Output a verbatim copy of the data, cut off after the line that contains "0.001, 0, 0]".

— Start of INFORMATION SUPPLIED —

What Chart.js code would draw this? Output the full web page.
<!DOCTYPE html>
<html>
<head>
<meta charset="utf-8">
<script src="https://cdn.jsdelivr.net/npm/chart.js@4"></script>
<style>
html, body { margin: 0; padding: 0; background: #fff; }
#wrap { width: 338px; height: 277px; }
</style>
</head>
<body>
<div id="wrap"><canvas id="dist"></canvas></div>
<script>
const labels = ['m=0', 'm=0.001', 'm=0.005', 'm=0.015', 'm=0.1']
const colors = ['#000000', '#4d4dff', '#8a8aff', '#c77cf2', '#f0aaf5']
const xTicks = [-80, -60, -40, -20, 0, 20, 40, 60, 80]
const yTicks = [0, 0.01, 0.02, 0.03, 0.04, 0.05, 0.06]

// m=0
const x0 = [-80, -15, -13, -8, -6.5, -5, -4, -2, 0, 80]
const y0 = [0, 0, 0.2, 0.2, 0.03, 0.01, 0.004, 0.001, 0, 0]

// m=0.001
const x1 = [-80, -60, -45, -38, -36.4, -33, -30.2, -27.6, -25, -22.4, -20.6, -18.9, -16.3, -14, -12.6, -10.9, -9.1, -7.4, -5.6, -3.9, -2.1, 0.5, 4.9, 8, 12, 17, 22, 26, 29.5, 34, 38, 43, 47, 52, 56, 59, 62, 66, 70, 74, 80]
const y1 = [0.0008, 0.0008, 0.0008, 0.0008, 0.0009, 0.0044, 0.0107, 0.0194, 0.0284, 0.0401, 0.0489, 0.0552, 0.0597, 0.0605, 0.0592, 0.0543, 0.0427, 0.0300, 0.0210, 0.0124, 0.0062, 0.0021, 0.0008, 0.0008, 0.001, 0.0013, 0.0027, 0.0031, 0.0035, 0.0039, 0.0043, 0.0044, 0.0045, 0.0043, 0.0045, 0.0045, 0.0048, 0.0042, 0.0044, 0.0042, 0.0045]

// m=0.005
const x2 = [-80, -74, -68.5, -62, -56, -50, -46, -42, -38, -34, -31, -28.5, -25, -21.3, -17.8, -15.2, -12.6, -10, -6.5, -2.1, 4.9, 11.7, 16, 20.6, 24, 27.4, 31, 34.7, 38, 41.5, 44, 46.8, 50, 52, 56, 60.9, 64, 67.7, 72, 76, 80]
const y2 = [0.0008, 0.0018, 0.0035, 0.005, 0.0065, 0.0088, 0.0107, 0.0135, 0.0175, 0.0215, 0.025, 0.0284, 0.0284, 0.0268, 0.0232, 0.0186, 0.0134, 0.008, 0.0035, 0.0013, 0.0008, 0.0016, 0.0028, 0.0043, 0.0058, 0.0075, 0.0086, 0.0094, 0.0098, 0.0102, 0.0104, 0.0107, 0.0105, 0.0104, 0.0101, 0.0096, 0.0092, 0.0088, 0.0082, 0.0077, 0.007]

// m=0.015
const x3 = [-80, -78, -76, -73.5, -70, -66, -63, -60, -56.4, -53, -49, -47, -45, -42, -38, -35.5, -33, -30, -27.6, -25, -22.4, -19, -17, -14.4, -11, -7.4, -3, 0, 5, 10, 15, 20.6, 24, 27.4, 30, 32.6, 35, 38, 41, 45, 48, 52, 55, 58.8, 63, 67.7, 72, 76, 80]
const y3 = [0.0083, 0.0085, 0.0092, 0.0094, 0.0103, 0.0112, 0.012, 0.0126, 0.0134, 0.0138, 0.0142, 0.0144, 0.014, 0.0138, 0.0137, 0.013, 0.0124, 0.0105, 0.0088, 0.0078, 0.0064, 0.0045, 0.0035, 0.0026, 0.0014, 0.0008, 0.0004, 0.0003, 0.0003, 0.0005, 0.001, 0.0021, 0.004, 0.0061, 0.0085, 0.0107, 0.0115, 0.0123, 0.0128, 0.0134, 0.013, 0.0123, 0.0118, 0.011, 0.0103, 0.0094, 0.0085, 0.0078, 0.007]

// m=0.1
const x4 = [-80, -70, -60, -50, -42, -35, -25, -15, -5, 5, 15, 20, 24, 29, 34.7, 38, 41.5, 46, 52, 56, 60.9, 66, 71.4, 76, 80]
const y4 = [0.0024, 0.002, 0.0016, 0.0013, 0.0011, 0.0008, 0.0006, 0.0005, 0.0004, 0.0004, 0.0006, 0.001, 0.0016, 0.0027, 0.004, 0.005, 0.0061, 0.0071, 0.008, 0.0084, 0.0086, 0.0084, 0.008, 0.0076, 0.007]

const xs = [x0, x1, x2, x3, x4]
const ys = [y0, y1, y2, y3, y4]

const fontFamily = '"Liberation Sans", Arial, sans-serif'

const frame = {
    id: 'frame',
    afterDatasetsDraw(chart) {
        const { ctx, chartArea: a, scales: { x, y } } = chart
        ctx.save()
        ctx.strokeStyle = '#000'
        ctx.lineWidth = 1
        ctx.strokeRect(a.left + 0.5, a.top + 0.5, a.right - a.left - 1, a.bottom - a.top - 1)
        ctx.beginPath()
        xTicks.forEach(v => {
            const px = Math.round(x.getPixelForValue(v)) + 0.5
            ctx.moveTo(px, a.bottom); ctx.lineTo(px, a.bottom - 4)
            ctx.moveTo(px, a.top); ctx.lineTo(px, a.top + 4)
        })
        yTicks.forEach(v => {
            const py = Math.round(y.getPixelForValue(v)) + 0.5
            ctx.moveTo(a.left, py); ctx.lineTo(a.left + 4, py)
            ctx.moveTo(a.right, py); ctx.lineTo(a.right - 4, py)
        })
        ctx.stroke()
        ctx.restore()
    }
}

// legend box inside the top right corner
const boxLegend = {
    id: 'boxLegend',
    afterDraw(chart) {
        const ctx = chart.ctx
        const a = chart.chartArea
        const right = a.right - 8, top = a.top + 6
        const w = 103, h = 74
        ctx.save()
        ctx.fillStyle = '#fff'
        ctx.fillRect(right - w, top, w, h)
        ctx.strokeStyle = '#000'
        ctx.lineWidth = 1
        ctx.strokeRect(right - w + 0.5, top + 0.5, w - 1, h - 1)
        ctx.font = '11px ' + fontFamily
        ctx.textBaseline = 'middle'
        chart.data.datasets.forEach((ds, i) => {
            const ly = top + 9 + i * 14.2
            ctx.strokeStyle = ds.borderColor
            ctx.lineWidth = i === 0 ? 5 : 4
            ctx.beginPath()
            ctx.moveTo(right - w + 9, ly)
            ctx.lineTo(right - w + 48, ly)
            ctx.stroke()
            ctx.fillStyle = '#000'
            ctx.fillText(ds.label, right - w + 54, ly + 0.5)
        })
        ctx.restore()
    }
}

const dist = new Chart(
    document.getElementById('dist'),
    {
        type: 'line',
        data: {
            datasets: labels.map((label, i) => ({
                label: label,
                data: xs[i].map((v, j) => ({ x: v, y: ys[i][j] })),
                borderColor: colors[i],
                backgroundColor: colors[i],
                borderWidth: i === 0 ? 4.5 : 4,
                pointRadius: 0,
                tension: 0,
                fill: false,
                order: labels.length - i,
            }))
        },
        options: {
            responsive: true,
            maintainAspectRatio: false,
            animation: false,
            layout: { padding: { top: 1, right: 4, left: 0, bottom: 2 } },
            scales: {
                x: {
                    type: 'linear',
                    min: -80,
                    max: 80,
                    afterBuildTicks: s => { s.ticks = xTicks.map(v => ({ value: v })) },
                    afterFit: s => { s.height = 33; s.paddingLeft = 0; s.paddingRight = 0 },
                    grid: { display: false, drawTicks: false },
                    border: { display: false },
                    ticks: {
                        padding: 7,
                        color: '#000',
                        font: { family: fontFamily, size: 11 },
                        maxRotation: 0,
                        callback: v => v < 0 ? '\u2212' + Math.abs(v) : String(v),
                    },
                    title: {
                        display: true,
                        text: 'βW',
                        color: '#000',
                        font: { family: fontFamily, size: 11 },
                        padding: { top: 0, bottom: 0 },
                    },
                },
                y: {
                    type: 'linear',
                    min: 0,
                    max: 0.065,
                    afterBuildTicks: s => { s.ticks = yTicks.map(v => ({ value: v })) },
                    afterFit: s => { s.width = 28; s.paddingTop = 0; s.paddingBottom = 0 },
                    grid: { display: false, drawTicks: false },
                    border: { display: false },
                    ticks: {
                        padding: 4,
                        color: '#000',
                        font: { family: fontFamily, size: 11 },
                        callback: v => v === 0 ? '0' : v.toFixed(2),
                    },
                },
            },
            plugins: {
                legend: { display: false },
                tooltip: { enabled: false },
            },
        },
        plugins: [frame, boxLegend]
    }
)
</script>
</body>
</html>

— End of INFORMATION SUPPLIED —

*TASK RESPONSE*
What Chart.js code would draw this? Output the full web page.
<!DOCTYPE html>
<html>
<head>
<meta charset="utf-8">
<script src="https://cdn.jsdelivr.net/npm/chart.js@4"></script>
<style>
html, body { margin: 0; padding: 0; background: #fff; }
#wrap { width: 338px; height: 277px; }
</style>
</head>
<body>
<div id="wrap"><canvas id="dist"></canvas></div>
<script>
const labels = ['m=0', 'm=0.001', 'm=0.005', 'm=0.015', 'm=0.1']
const colors = ['#000000', '#4d4dff', '#8a8aff', '#c77cf2', '#f0aaf5']
const xTicks = [-80, -60, -40, -20, 0, 20, 40, 60, 80]
const yTicks = [0, 0.01, 0.02, 0.03, 0.04, 0.05, 0.06]

// m=0
const x0 = [-80, -15, -13, -8, -6.5, -5, -4, -2, 0, 80]
const y0 = [0, 0, 0.2, 0.2, 0.03, 0.01, 0.004, 0.001, 0, 0]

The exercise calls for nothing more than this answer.